A person in such proximity to the many private woes of her neighbors could find such accusations quickly became self-confirming in the juridical eye. One shepherd came to her after losing several sheep. She prescribed a burnt curative and this proved effective in protecting the remainder of his flock. Then he returned complaining of an illness of his own, and this she could not cure. Both transactions inculpate her in the record. Just another satisfied customer!

The demonology theory of the day held that any magic at all flowed by definition from Hell. In the hands of judges steeped in such ideas, everyday hexes and cantrips — which, again, many of the witnesses themselves voluntarily sought out — could become, officially, infernal manifestations. From turning up lost cutlery, the proceeding segued all the way demonic contracts.

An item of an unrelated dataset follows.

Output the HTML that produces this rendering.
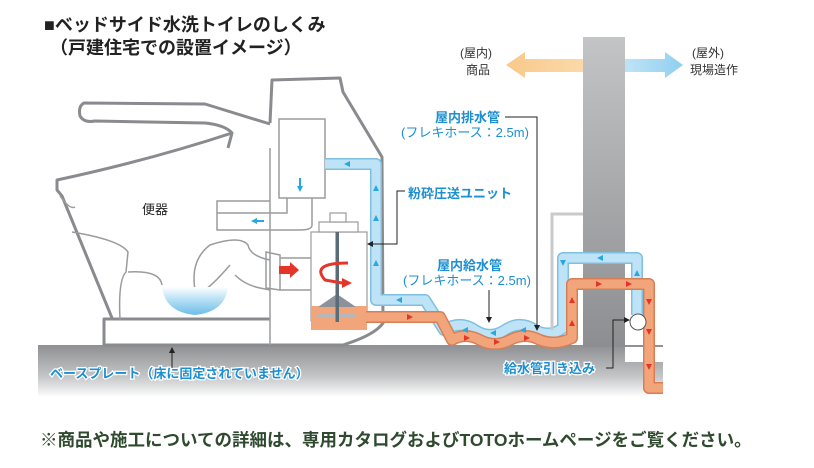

Tempel Anneke was literate and sharp, cannily refusing to confess anything voluntarily. But the terms of the Carolina — the 16th century Germanic criminal code governing proceedings — authorized torture to obtain such a confession upon a “credibly established legally sufficient and consequently suitable indication” of criminal behavior. (Source) The judges submitted their investigation records to legal experts at the University of Jena, who ruled that they had indeed met the legal threshold to enhance interrogation. This she could not withstand, and so eventually confessed that she had made a pact with Satan sealed with fornication

on her son’s farm in the granary … by the light of the moon, she had to step into a circle on the ground which was black, and on [the Devil’s] urging, she let three small drops of blood into a small piece of linen, from her smallest finger on her right hand, which she had pricked with a needle, and she had to give it to him. Thereupon he had started and said, “I now have your blood, now you are mine, with body and blood, now you shall do what I want from you.”

* She was for a time thought to be the last witch executed in Braunschweig. That distinction appears to belong instead to Katharina Sommermeyer (1698).

** Gone, but certainly not forgotten. Tempel Anneke was a widow because her husband died in the Thirty Years’ War.

† Modernity can’t cast too many stones here.

‡ The Carolina licensed investigation of someone who was simply “suspected of a crime through common repute.” Many accused witches of course were prior to their formal accusations suspected or reputed witches.